Lovers hiding under beds, behind the curtain and in cupboards is the norm. A recent survey showed that very few lovers have hidden in grandfather clocks.

Grange Hill shot their production in February. The opera audio was recorded at the Wigmore Hall and the filming took place over four days in Kensington High Street, London, at Howard Walwyn Fine Antique Clocks.

The update works well. The actual setting and the wide variety of clocks are very much part of the production’s success. The singers mime to their own soundtrack. Jeffery Lloyd Robert is the clockmaker. Elgan Llyr Thomas is the banker. Ashley Rivers is the young poet. Ross Rambogin is the delivery man. Catherine Backhouse is the sexually frustrated wife and she often addresses the camera directly.

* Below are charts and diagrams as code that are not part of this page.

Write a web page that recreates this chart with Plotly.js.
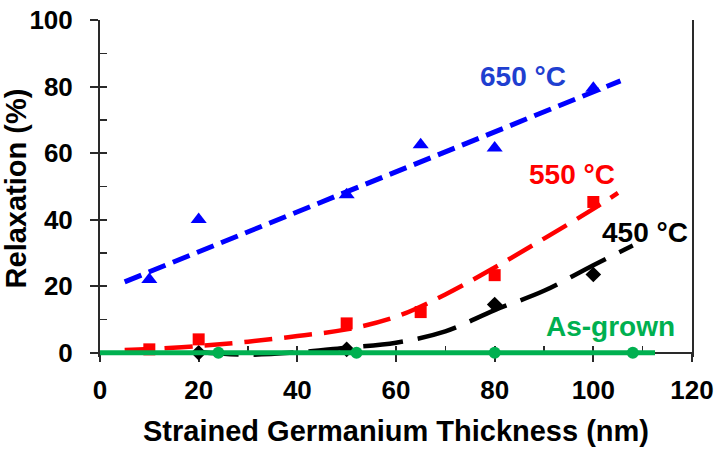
<!DOCTYPE html>
<html>
<head>
<meta charset="utf-8">
<script src="https://cdn.plot.ly/plotly-3.0.1.min.js"></script>
<style>html,body{margin:0;padding:0;background:#fff}#chart{width:717px;height:453px}</style>
</head>
<body>
<div id="chart"></div>
<script>
// Measured points
const x650 = [10, 20, 50, 65, 80, 100];
const y650 = [22, 40, 47.5, 62.5, 61.5, 79.5];
const x550 = [10, 20, 50, 65, 80, 100];
const y550 = [1, 4, 8.8, 12.2, 23.3, 45.3];
const x450 = [20, 50, 80, 100];
const y450 = [0, 1, 14.5, 23.5];
const xGrown = [24, 52, 80, 108];
const yGrown = [0, 0, 0, 0];
const xGrownLine = [0, 112.5];
const yGrownLine = [0, 0];

// Trend lines
const fit650X = [5, 105.5];
const fit650Y = [21.3, 81.7];
const fit550X = [5, 10, 20, 30, 40, 50, 60, 70, 80, 90, 100, 105];
const fit550Y = [0.8, 1.1, 2, 3.3, 5, 7, 10.8, 17.5, 25.6, 34.3, 43.2, 48];
const fit450X = [20, 30, 40, 50, 60, 70, 80, 90, 100, 108];
const fit450Y = [0.2, -0.6, 0.1, 1.5, 3, 6.4, 12.8, 18.6, 26.3, 32.2];

// Labels
const labelText = ['650 °C', '550 °C', '450 °C', 'As-grown'];
const labelX = [85.7, 95.7, 110.5, 103.4];
const labelY = [83, 53.5, 36, 8];
const labelColor = ['#1f3fd0', '#ff0000', '#000000', '#00b050'];

const xTickVals = [0, 20, 40, 60, 80, 100, 120];
const yTickVals = [0, 20, 40, 60, 80, 100];

const FONT = 'Liberation Sans, Arial, sans-serif';
const YMIN = -1.3;            // small pad below zero so the y=0 line is not clipped
const ZERO_POS = -YMIN / (100 - YMIN);
const AXC = '#2a2a2a';

const traces = [
  {x: fit450X, y: fit450Y, mode: 'lines', line: {color: '#000', width: 4.5, dash: '40px,15px', shape: 'spline'}, hoverinfo: 'skip'},
  {x: x450, y: y450, mode: 'markers', cliponaxis: false, marker: {symbol: 'diamond', size: 12, color: '#000'}},
  {x: fit550X, y: fit550Y, mode: 'lines', line: {color: '#ff0000', width: 4.5, dash: '28px,12px', shape: 'spline'}, hoverinfo: 'skip'},
  {x: x550, y: y550, mode: 'markers', cliponaxis: false, marker: {symbol: 'square', size: 12, color: '#ff0000'}},
  {x: fit650X, y: fit650Y, mode: 'lines', line: {color: '#0000ff', width: 5, dash: '18px,8px'}, hoverinfo: 'skip'},
  {x: x650, y: y650, mode: 'markers', cliponaxis: false, marker: {symbol: 'triangle-up', size: 14, color: '#0000ff'}},
  {x: xGrownLine, y: yGrownLine, mode: 'lines', line: {color: '#00b050', width: 5}},
  {x: xGrown, y: yGrown, mode: 'markers', cliponaxis: false, marker: {symbol: 'circle', size: 12, color: '#00b050'}},
  {x: [], y: [], xaxis: 'x2', yaxis: 'y2', mode: 'markers'}
];

const annotations = labelText.map((t, i) => ({
  x: labelX[i], y: labelY[i], xref: 'x', yref: 'y', text: t, showarrow: false,
  font: {family: FONT, size: 28, color: labelColor[i], weight: 'bold'}, xanchor: 'center', yanchor: 'middle'
}));

const layout = {
  width: 717, height: 453,
  margin: {l: 100, r: 25, t: 20, b: 95.7},
  paper_bgcolor: '#fff', plot_bgcolor: 'rgba(0,0,0,0)',
  showlegend: false,
  font: {family: FONT, color: '#000'},
  xaxis: {
    range: [0, 120], tickvals: xTickVals, ticks: 'outside', ticklen: 8, tickwidth: 2, tickcolor: AXC,
    anchor: 'free', position: ZERO_POS, layer: 'below traces',
    showline: true, linecolor: AXC, linewidth: 2, mirror: true, showgrid: false, zeroline: false,
    tickfont: {family: FONT, size: 26, color: '#000', weight: 'bold'}, ticklabelstandoff: 6,
    title: {text: 'Strained Germanium Thickness (nm)', font: {family: FONT, size: 29, color: '#000', weight: 'bold'}, standoff: 16}
  },
  yaxis: {
    range: [YMIN, 100], tickvals: yTickVals, ticks: 'outside', ticklen: 8, tickwidth: 2, tickcolor: AXC,
    layer: 'below traces',
    showline: true, linecolor: AXC, linewidth: 2, mirror: true, showgrid: false, zeroline: false,
    tickfont: {family: FONT, size: 26, color: '#000', weight: 'bold'}, ticklabelstandoff: 12,
    title: {text: 'Relaxation (%)', font: {family: FONT, size: 29, color: '#000', weight: 'bold'}, standoff: 2}
  },
  xaxis2: {
    overlaying: 'x', anchor: 'free', position: ZERO_POS, range: [0, 120], dtick: 20, tick0: 0, ticks: 'inside', ticklen: 7, tickwidth: 2, tickcolor: AXC,
    minor: {ticks: 'inside', dtick: 10, tick0: 0, ticklen: 7, tickwidth: 1.5, tickcolor: AXC},
    layer: 'below traces',
    showticklabels: false, showline: false, showgrid: false, zeroline: false
  },
  yaxis2: {
    overlaying: 'y', anchor: 'x2', range: [YMIN, 100], dtick: 20, tick0: 0, ticks: 'inside', ticklen: 7, tickwidth: 2, tickcolor: AXC,
    minor: {ticks: 'inside', dtick: 10, tick0: 0, ticklen: 7, tickwidth: 1.5, tickcolor: AXC},
    layer: 'below traces',
    showticklabels: false, showline: false, showgrid: false, zeroline: false
  },
  annotations: annotations
};

Plotly.newPlot('chart', traces, layout, {displayModeBar: false, staticPlot: true});
</script>
</body>
</html>
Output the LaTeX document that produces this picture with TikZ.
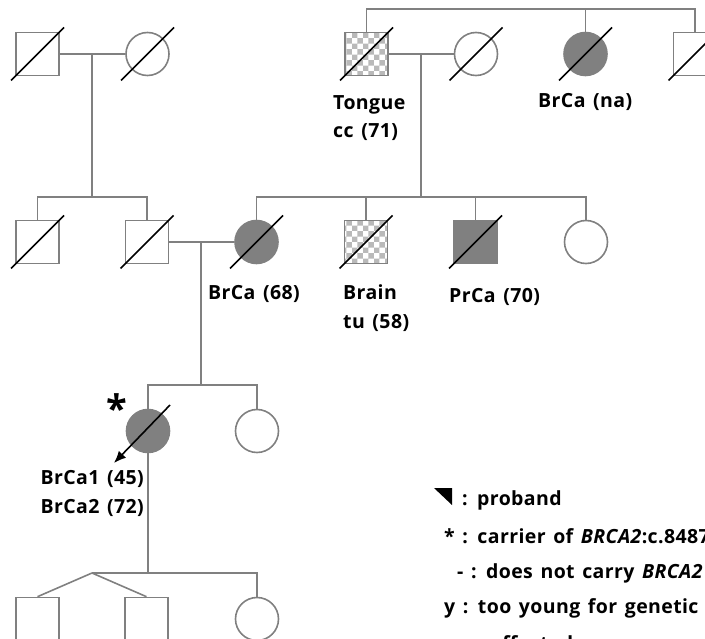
\documentclass[tikz,border=0pt]{standalone}
\usepackage{fontspec}
\setmainfont{Open Sans}[LetterSpace=2,WordSpace=1.4]
\usetikzlibrary{patterns,arrows.meta}
\definecolor{lg}{RGB}{128,128,128}
\newcommand\deceased[1]{\draw[dead] ([shift={(-26.5,26.5)}]#1.center) -- ([shift={(26.5,-26.5)}]#1.center);}
\begin{document}
\begin{tikzpicture}[x=1pt,y=-1pt,
  ln/.style={draw=lg,line width=1.6pt},
  male/.style={rectangle,draw=lg,line width=1.6pt,minimum size=43pt,inner sep=0pt},
  female/.style={circle,draw=lg,line width=1.6pt,minimum size=43pt,inner sep=0pt},
  aff/.style={fill=lg},
  chk/.style={pattern=checkerboard,pattern color=lg!55},
  dead/.style={black,line width=1.6pt},
  lbl/.style={font=\fontsize{19.5}{28}\selectfont\bfseries,inner sep=0pt,anchor=base west}
]
\useasboundingbox (0,0) rectangle (705,639);
% generation I (left)
\node[male] (a1) at (37.5,54) {};
\node[female] (a2) at (147.5,54) {};
% generation I (right)
\node[male,chk] (c1) at (366.5,54) {};
\node[female] (c2) at (476,54) {};
\node[female,aff] (c3) at (585.5,54) {};
\node[male] (c4) at (695,54) {};
% generation II
\node[male] (b1) at (37.5,242) {};
\node[male] (b2) at (147,242) {};
\node[female,aff] (b3) at (256.5,242) {};
\node[male,chk] (b4) at (366,242) {};
\node[male,aff] (b5) at (475.5,242) {};
\node[female] (b6) at (586,242) {};
% generation III
\node[female,aff] (d1) at (148,431) {};
\node[female] (d2) at (257,431) {};
% generation IV
\node[male] (e1) at (37.5,619) {};
\node[male] (e2) at (146.5,619) {};
\node[female] (e3) at (257,619) {};

% junction coordinates
\coordinate (m1) at (92,54);
\coordinate (s1) at (92,197);
\coordinate (m2) at (201,242);
\coordinate (s3) at (201,385);
\coordinate (m3) at (421,54);
\coordinate (s2) at (421,197);
\coordinate (t0) at (366.5,9);
\coordinate (t3) at (695,9);
\coordinate (s4) at (148,573);
\coordinate (tw) at (92,573);

% marriages and descents
\draw[ln] (a1.east) -- (a2.west);
\draw[ln] (m1) -- (s1);
\draw[ln] (b1.north) |- (b2.north |- s1) -- (b2.north);
\draw[ln] (b2.east) -- (b3.west);
\draw[ln] (m2) -- (s3);
\draw[ln] (c1.north) -- (t0) -- (t3) -- (c4.north);
\draw[ln] (c3.north) -- (c3.north |- t0);
\draw[ln] (c1.east) -- (c2.west);
\draw[ln] (m3) -- (s2);
\draw[ln] (b3.north) |- (b6.north |- s2) -- (b6.north);
\draw[ln] (b4.north) -- (b4.north |- s2);
\draw[ln] (b5.north) -- (b5.north |- s2);
\draw[ln] (d1.north) |- (d2.north |- s3) -- (d2.north);
\draw[ln] (d1.south) -- (s4);
\draw[ln] (tw) -- (e3.north |- tw) -- (e3.north);
\draw[ln] (tw) -- (e1.north);
\draw[ln] (tw) -- (e2.north);

% deceased marks
\deceased{a1}\deceased{a2}\deceased{c1}\deceased{c2}\deceased{c3}\deceased{c4}
\deceased{b1}\deceased{b2}\deceased{b3}\deceased{b4}\deceased{b5}
% proband
\draw[dead,-{Latex[length=12pt,width=10pt]}] ([shift={(22,-26)}]d1.center) -- ([shift={(-34,32)}]d1.center);
\node[font=\fontsize{38}{38}\selectfont\bfseries,inner sep=0pt,anchor=base] (ast) at (117,423) {*};

% labels
\node[lbl] (l1) at (333,110) {Tongue};
\node[lbl] (l2) at (333,138) {cc (71)};
\node[lbl] (l3) at (538,108) {BrCa (na)};
\node[lbl] (l4) at (208,300) {BrCa (68)};
\node[lbl] (l5) at (343,300) {Brain};
\node[lbl] (l6) at (343,329) {tu (58)};
\node[lbl] (l7) at (449,303) {PrCa (70)};
\node[lbl,anchor=base east] (l8) at (144,484) {BrCa1 (45)};
\node[lbl,anchor=base east] (l9) at (144,513) {BrCa2 (72)};

% legend
\fill[black] (434,488) -- (452,488) -- (452,505) -- cycle;
\node[lbl] (g1) at (462,505) {: proband};
\node[lbl] (g2) at (444,543) {* : carrier of \textit{BRCA2}:c.8487};
\node[lbl] (g3) at (457,578) {- : does not carry \textit{BRCA2}};
\node[lbl] (g4) at (444,613) {y : too young for genetic};
\node[lbl] (g5) at (490,650) {affected};
\end{tikzpicture}
\end{document}
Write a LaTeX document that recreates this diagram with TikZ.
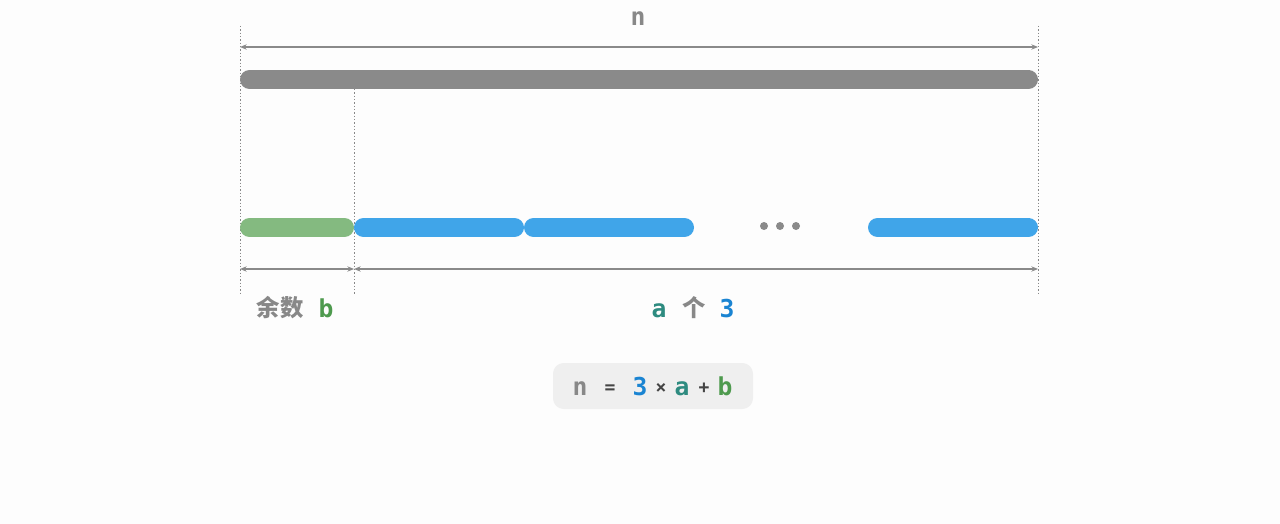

My advice would be to watch both the Grange Park and the Glyndebourne productions and, like I did, to watch Frank Corsara’s 1987 Glyndebourne production first. Conducted by Sian Edwards and designed by Maurice Sendak, it is charming and funny an absolute delight, a perfect 18th century period comedy piece, perfectly acted. The cast behaves like clockwork toys.

Remy Corazza is the cuckolded watchmaker. Anna Steiger is his brittle wife. Thierry Dran is the immature poet. Francois Loup is the aged financier. Francois Le Roux is the naïve mule-driver who has biceps but no conversation.